There are different types of ISA, cash ISA, stocks and shares ISA, lifetime ISA and junior ISA.
As most people have cash ISAs, that’s what we’ll discuss here.
Savings accounts
Savings accounts come in all shapes and sizes. They include easy access savings, regular savings, notice accounts, fixed rate savings accounts and more.
If you think you may need to access your money, easy access or regular savings would be a good bet.
If you can lock money away without touching it for a few years, a notice or fixed rate account will pay higher rates.
Easy access savings pay lower interest rates but offer the convenience of unlimited withdrawals.
Notice accounts pay higher interest rates but may penalise you if you withdraw money within that fixed period.
You will pay tax on any savings interest over £1,000 per year with any savings account.
I appreciate not many people will have that kind of money in the bank, but it’s definitely something to be aware of.
Most banks and building societies offer savings accounts so you’ll need to compare the best rates to get maximum return.
ISAs
Individual Savings Accounts (ISAs) have been around for almost 25 years but not everyone knows much about them.
ISAs were introduced to encourage people to save. Their main benefit was that you didn’t pay tax on savings interest.
In return, you have an upper annual savings limit of £20,000, which is the maximum you can save in a year.
As you may or may not know, you are allowed to earn up to £1,000 per year in savings interest. That sounds a lot, and it is.
You would need £40-50,000 in a 3.5% interest account to begin earning anywhere near that.
But if you have that kind of money, saving any more in an ISA means you won’t pay savings interest on whatever you save.
What are the rules on ISAs?
There are a few rules you need to know if you want to save in an ISA.
You have that maximum saving rule I mentioned above, a maximum of £20,000 per year.
You can only have 1 active ISA at a time per year. You can keep old ISAs as long as you’re not paying into them and open new ones in new tax years.
Depending on the ISA you have, you may be able to withdraw money from it during the year without losing interest, or you may not.

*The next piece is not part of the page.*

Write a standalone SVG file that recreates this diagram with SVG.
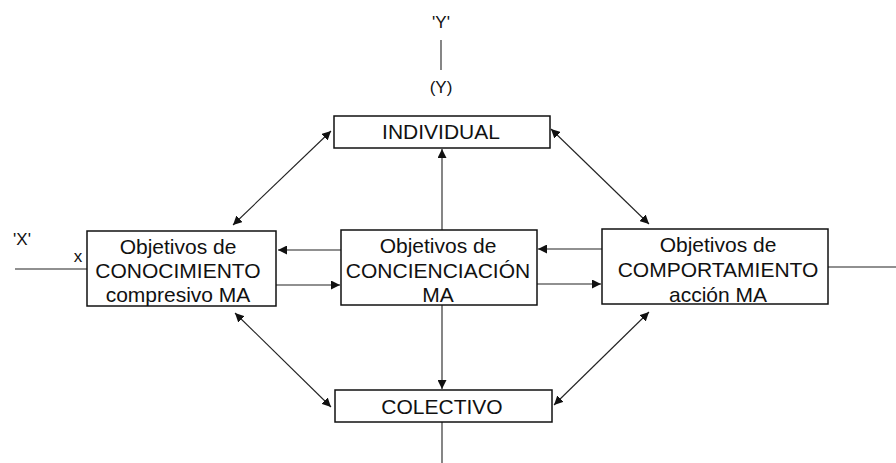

Which is best a savings account or ISA?
There is no ‘best’ here as savings accounts and ISAs have different purposes.
However, there are distinct differences between the two that makes one more suitable than the other in particular situations.
If you won’t be earning over £1,000 per year in interest, savings accounts pay more interest and have fewer rules.
If you will be earning over £1,000 per year in interest, it’s useful to earn up to that in some kind of savings or investment and put the maximum into an ISA to lower your tax liability.